How often do we react to people, or judge them even, on where they are now without ever knowing how far they have come? Yes, we need to keep going, but we also need to celebrate the small victories along the way. We need both sorts of people in our lives - those who cheer us for the journey so far, and those who spur us on to greater things.

Next time you find yourself picking up on the negative in someone, remember that they might already have come a great distance.

Monday, 7 May 2012

Broken taps and habits

Today we finally had the taps fixed at our kitchen sink. They have been broken for a while - one turning round and round without switching on at all (a result, we found, of the inside being round instead of square) and the other not switching off properly, leaving us with a constant dripping.
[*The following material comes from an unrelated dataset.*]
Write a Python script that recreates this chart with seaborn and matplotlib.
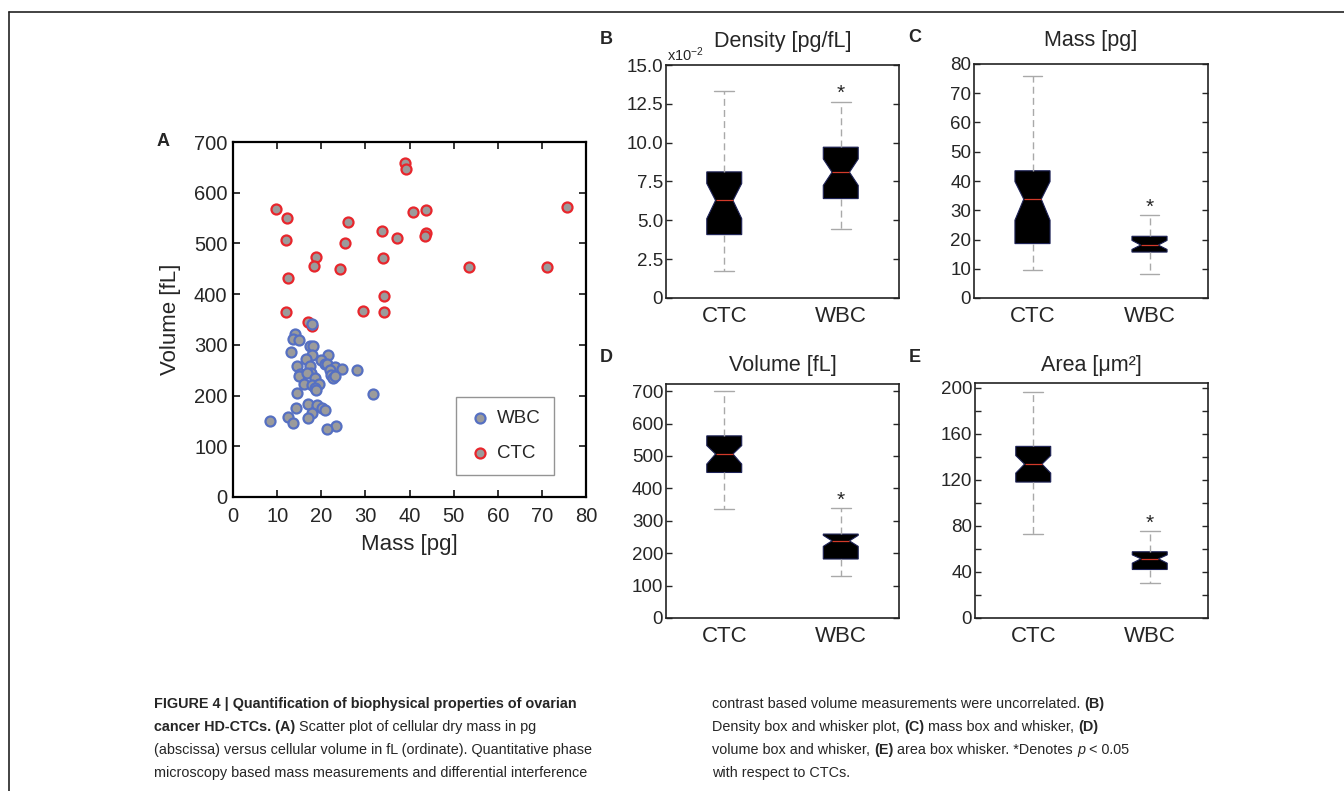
import numpy as np
import pandas as pd

import matplotlib

matplotlib.use("Agg")

import matplotlib.pyplot as plt
import seaborn as sns
from matplotlib.lines import Line2D
from matplotlib.ticker import MultipleLocator, FuncFormatter

# =====================================
# Panel A: cell mass vs volume
# =====================================

wbc_mass = [17.8, 14.0, 13.7, 14.9, 13.2, 17.5, 18.2, 18.0, 21.5, 16.5,
            19.9, 20.8, 21.4, 14.6, 17.4, 23.1, 24.8, 28.2, 21.9, 15.2,
            15.0, 17.7, 16.7, 22.3, 22.6, 23.2, 18.5, 16.2, 18.0, 19.5,
            18.6, 18.8, 14.6, 31.7, 16.9, 19.1, 20.2, 20.9, 14.2, 18.0,
            16.9, 12.5, 13.7, 8.4, 23.4, 21.2]
wbc_volume = [342, 322, 312, 309, 285, 297, 297, 280, 280, 273,
              271, 263, 263, 259, 259, 257, 252, 251, 250, 242,
              238, 245, 244, 241, 235, 238, 235, 222, 221, 222,
              214, 211, 205, 203, 183, 182, 176, 171, 175, 165,
              155, 158, 146, 150, 140, 135]

ctc_mass = [9.7, 12.2, 12.1, 12.4, 18.7, 18.4, 24.2, 25.4, 26.0, 33.7,
            34.0, 34.2, 37.1, 38.9, 39.3, 40.8, 43.7, 43.7, 43.5, 53.4,
            71.2, 75.8, 12.1, 29.4, 34.2, 17.0, 18.0]
ctc_volume = [568, 551, 507, 431, 474, 456, 450, 500, 543, 524,
              471, 396, 510, 658, 647, 561, 566, 520, 515, 453,
              453, 572, 365, 366, 365, 345, 337]

# =====================================
# Panels B-E: box summaries
# order: low whisker, q1, notch low, median, notch high, q3, high whisker
# =====================================

groups = ["CTC", "WBC"]
box_keys = ["whislo", "q1", "cilo", "med", "cihi", "q3", "whishi"]

density_ctc = [0.0172, 0.0408, 0.0511, 0.0628, 0.0737, 0.0812, 0.1332]
density_wbc = [0.0441, 0.0640, 0.0725, 0.0810, 0.0895, 0.0971, 0.1262]

mass_ctc = [9.7, 18.6, 26.6, 33.8, 39.8, 43.5, 76.0]
mass_wbc = [8.2, 15.7, 16.6, 18.1, 19.7, 21.1, 28.3]

volume_ctc = [335, 449, 475, 506, 532, 562, 701]
volume_wbc = [131, 182, 221, 238, 255, 259, 338]

area_ctc = [72.6, 118.0, 125.8, 133.6, 141.0, 149.0, 196.4]
area_wbc = [30.8, 42.1, 47.6, 51.4, 54.8, 57.5, 75.2]

# =====================================
# Style
# =====================================

sns.set_style("ticks")
plt.rcParams["font.family"] = ["Liberation Sans", "DejaVu Sans"]
plt.rcParams["mathtext.fontset"] = "custom"
plt.rcParams["mathtext.rm"] = "Liberation Sans"
plt.rcParams["mathtext.it"] = "Liberation Sans:italic"
plt.rcParams["mathtext.bf"] = "Liberation Sans:bold"

face_gray = "#9b9b9b"
ctc_red = "#e8262c"
wbc_blue = "#5670c2"

W, H = 1344, 791
fig = plt.figure(figsize=(W / 100, H / 100), dpi=100)


def px_axes(left, top, right, bottom):
    return fig.add_axes([left / W, 1 - bottom / H, (right - left) / W, (bottom - top) / H])


def px_text(x, y, s, **kw):
    return fig.text(x / W, 1 - y / H, s, **kw)


# outer figure frame (left and top edges visible)
fig.add_artist(Line2D([9 / W, 9 / W], [0, 1 - 11.5 / H], color="#222222", lw=1.2,
                      transform=fig.transFigure))
fig.add_artist(Line2D([9 / W, 1], [1 - 11.5 / H, 1 - 11.5 / H], color="#222222", lw=1.2,
                      transform=fig.transFigure))

# =====================================
# Panel A: scatter
# =====================================

ax = px_axes(233, 142, 586, 497)
ctc_df = pd.DataFrame({"mass": ctc_mass, "volume": ctc_volume})
wbc_df = pd.DataFrame({"mass": wbc_mass, "volume": wbc_volume})

sns.scatterplot(data=ctc_df, x="mass", y="volume", ax=ax, color=face_gray,
                edgecolor=ctc_red, linewidth=1.6, s=52, label="CTC", zorder=3)
sns.scatterplot(data=wbc_df, x="mass", y="volume", ax=ax, color=face_gray,
                edgecolor=wbc_blue, linewidth=1.6, s=52, label="WBC", zorder=3)

ax.set_xlim(0, 80)
ax.set_ylim(0, 700)
ax.xaxis.set_major_locator(MultipleLocator(10))
ax.yaxis.set_major_locator(MultipleLocator(100))
ax.tick_params(direction="in", length=5, width=1.3, top=True, right=True, labelsize=14.5)
ax.tick_params(axis="x", pad=7)
ax.tick_params(axis="y", pad=4)
for sp in ax.spines.values():
    sp.set_visible(True)
    sp.set_linewidth(1.6)
    sp.set_color("black")
ax.set_xlabel("Mass [pg]", fontsize=16, labelpad=6)
ax.set_ylabel("Volume [fL]", fontsize=16, labelpad=9)

handles, labels = ax.get_legend_handles_labels()
leg = ax.legend([handles[1], handles[0]], ["WBC", "CTC"], loc="lower right",
                bbox_to_anchor=(0.909, 0.062), borderaxespad=0, frameon=True,
                fancybox=False, edgecolor="#7a7a7a", fontsize=13.5,
                handletextpad=0.3, borderpad=0.7, labelspacing=0.95, handlelength=1.2)
leg.get_frame().set_linewidth(1.0)

px_text(157, 141, "A", fontsize=13, fontweight="bold", va="center")

# =====================================
# Panels B-E: notched box plots
# =====================================


def draw_box(rect, ctc_vals, wbc_vals, ymax, step, title, letter, title_pad, fmt):
    bx = px_axes(*rect)
    stats = []
    for name, vals in zip(groups, [ctc_vals, wbc_vals]):
        st = dict(zip(box_keys, vals))
        st["label"] = name
        st["fliers"] = []
        stats.append(st)
    bx.bxp(stats, positions=[1, 2], widths=0.3, capwidths=0.17, shownotches=True,
           patch_artist=True, showfliers=False,
           boxprops=dict(facecolor="black", edgecolor="#1d2256", linewidth=0.8),
           medianprops=dict(color="#d23a2a", linewidth=0.9),
           whiskerprops=dict(color="#a9a9a9", linestyle=(0, (5, 3)), linewidth=1.0),
           capprops=dict(color="#a9a9a9", linewidth=1.0))
    bx.set_xlim(0.5, 2.5)
    bx.set_ylim(0, ymax)
    bx.set_xticks([1, 2], groups)
    bx.yaxis.set_major_locator(MultipleLocator(step))
    bx.yaxis.set_major_formatter(FuncFormatter(fmt))
    bx.tick_params(axis="x", length=0, labelsize=16, pad=6)
    bx.tick_params(axis="y", direction="in", length=4, width=1.0, left=True, right=True,
                   labelsize=13.5, pad=2)
    for sp in bx.spines.values():
        sp.set_visible(True)
        sp.set_linewidth(1.2)
        sp.set_color("#222222")
    bx.set_title(title, fontsize=15.5, pad=title_pad)
    bx.text(2, wbc_vals[-1] + 0.035 * ymax, "*", ha="center", va="center", fontsize=15)
    px_text(rect[0] - 66, rect[1] - 26, letter, fontsize=13, fontweight="bold", va="center")
    return bx


def fmt_plain(v, p):
    return f"{v:.0f}"


def fmt_density(v, p):
    return "0" if abs(v) < 1e-9 else f"{v * 100:.1f}"


def fmt_area(v, p):
    return f"{v:.0f}" if round(v) % 40 == 0 else ""


bB = draw_box((666, 65, 899, 298), density_ctc, density_wbc, 0.15, 0.025,
              "Density [pg/fL]", "B", 13, fmt_density)
bB.text(0.005, 1.005, "x10$^{-2}$", transform=bB.transAxes, fontsize=10.5,
        ha="left", va="bottom")
draw_box((974, 64, 1208, 298), mass_ctc, mass_wbc, 80, 10,
         "Mass [pg]", "C", 13, fmt_plain)
draw_box((666, 384, 899, 618), volume_ctc, volume_wbc, 722, 100,
         "Volume [fL]", "D", 9, fmt_plain)
draw_box((975, 383, 1208, 618), area_ctc, area_wbc, 204, 20,
         "Area [\u03bcm\u00b2]", "E", 9, fmt_area)

# =====================================
# Caption
# =====================================

cap_size = 10.4
renderer = fig.canvas.get_renderer()
styles = {"r": {}, "b": {"fontweight": "bold"}, "i": {"fontstyle": "italic"}}


def run_width(s, kw):
    t = fig.text(0, 0, s + "|", fontsize=cap_size, **kw)
    bar = fig.text(0, 0, "|", fontsize=cap_size, **kw)
    w = t.get_window_extent(renderer).width - bar.get_window_extent(renderer).width
    t.remove()
    bar.remove()
    return w


def draw_runs(x, y, runs):
    for s, st in runs:
        px_text(x, y, s, fontsize=cap_size, va="baseline", **styles[st])
        x += run_width(s, styles[st])


caption_left = [
    [("FIGURE 4 | Quantification of biophysical properties of ovarian", "b")],
    [("cancer HD-CTCs. (A)", "b"), (" Scatter plot of cellular dry mass in pg", "r")],
    [("(abscissa) versus cellular volume in fL (ordinate). Quantitative phase", "r")],
    [("microscopy based mass measurements and differential interference", "r")],
]
caption_right = [
    [("contrast based volume measurements were uncorrelated. ", "r"), ("(B)", "b")],
    [("Density box and whisker plot, ", "r"), ("(C)", "b"),
     (" mass box and whisker, ", "r"), ("(D)", "b")],
    [("volume box and whisker, ", "r"), ("(E)", "b"),
     (" area box whisker. *Denotes ", "r"), ("p", "i"), (" < 0.05", "r")],
    [("with respect to CTCs.", "r")],
]

for i, runs in enumerate(caption_left):
    draw_runs(154, 708 + 23 * i, runs)
for i, runs in enumerate(caption_right):
    draw_runs(712, 708 + 23 * i, runs)

plt.savefig("out.png", dpi=100)
plt.close()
Now that they are working again, I find myself behaving as if they were still broken. It made me think about times when we have something fixed in our lives. Sometimes we still act and react as if we are broken. Like favouring a leg that has been broken even though it is now better. We learn habits to cope with the brokenness and have to relearn how to be whole.

I was thinking that this was going to be just a written entry, but when I looked back at my journalling for the week I found this page:


The blobs were going to be stars, but when I added the thin black lines, they looked more like neurones to  me, so I gave them synapses and they became connections in a brain. This led me to journal about habits and how they are formed when we repeatedly perform tasks or behaviours.

Fits in quite nicely:)

Friday, 4 May 2012

When it all gets too much...



Do you ever have days where everything seems to get on top of you? Things just build up until the smallest thing can seem like the last straw? I had a day like that. The last straw for me was when a cyclist mounted the pavement and nearly knocked me over while I was waiting for the lights to change at a pedestrian crossing. I just wanted to burst into tears.

This is the page that resulted as I worked out my frustrations later that day. The background was already done. I added the clouds, tortoise, and wording.

The tortoise seemed to be the best symbol - I just wanted to stop, pull in my head, and wait for everything to go away. What I do in reality is withdraw from the world around me and pray. Then I feel strengthened to return to deal with the black clouds. And they don't feel half so oppressive as they did before.

What do you do when it all gets too much?

Tuesday, 1 May 2012

Team spirit


I was having fun playing about with this page, not having to do anything to do with a particular letter (hurrah! The A to Z challenge is over). I was using glazes over foreign language and music paper collaged on to an old children's book. Then I fossicked around in a drawer and found this photo that my husband picked up at the Op-Shop at church. It is an Australian football team from 1917 (Don't ask me which one. It just says IJFC on the ball).

The photo seemed to fit well on the background, so I stuck it down and started to mull over it. The word 'team' seemed to be appropriate. A team is really a community, something I have been thinking about a lot lately. A team has to work together like a body. They all need to be playing the same tune and speaking the same language, otherwise there is a cacophony and miscommunication.

What 'teams' are you on?

What are the common goals?

Are you all on the same page, with the same tune and the same language?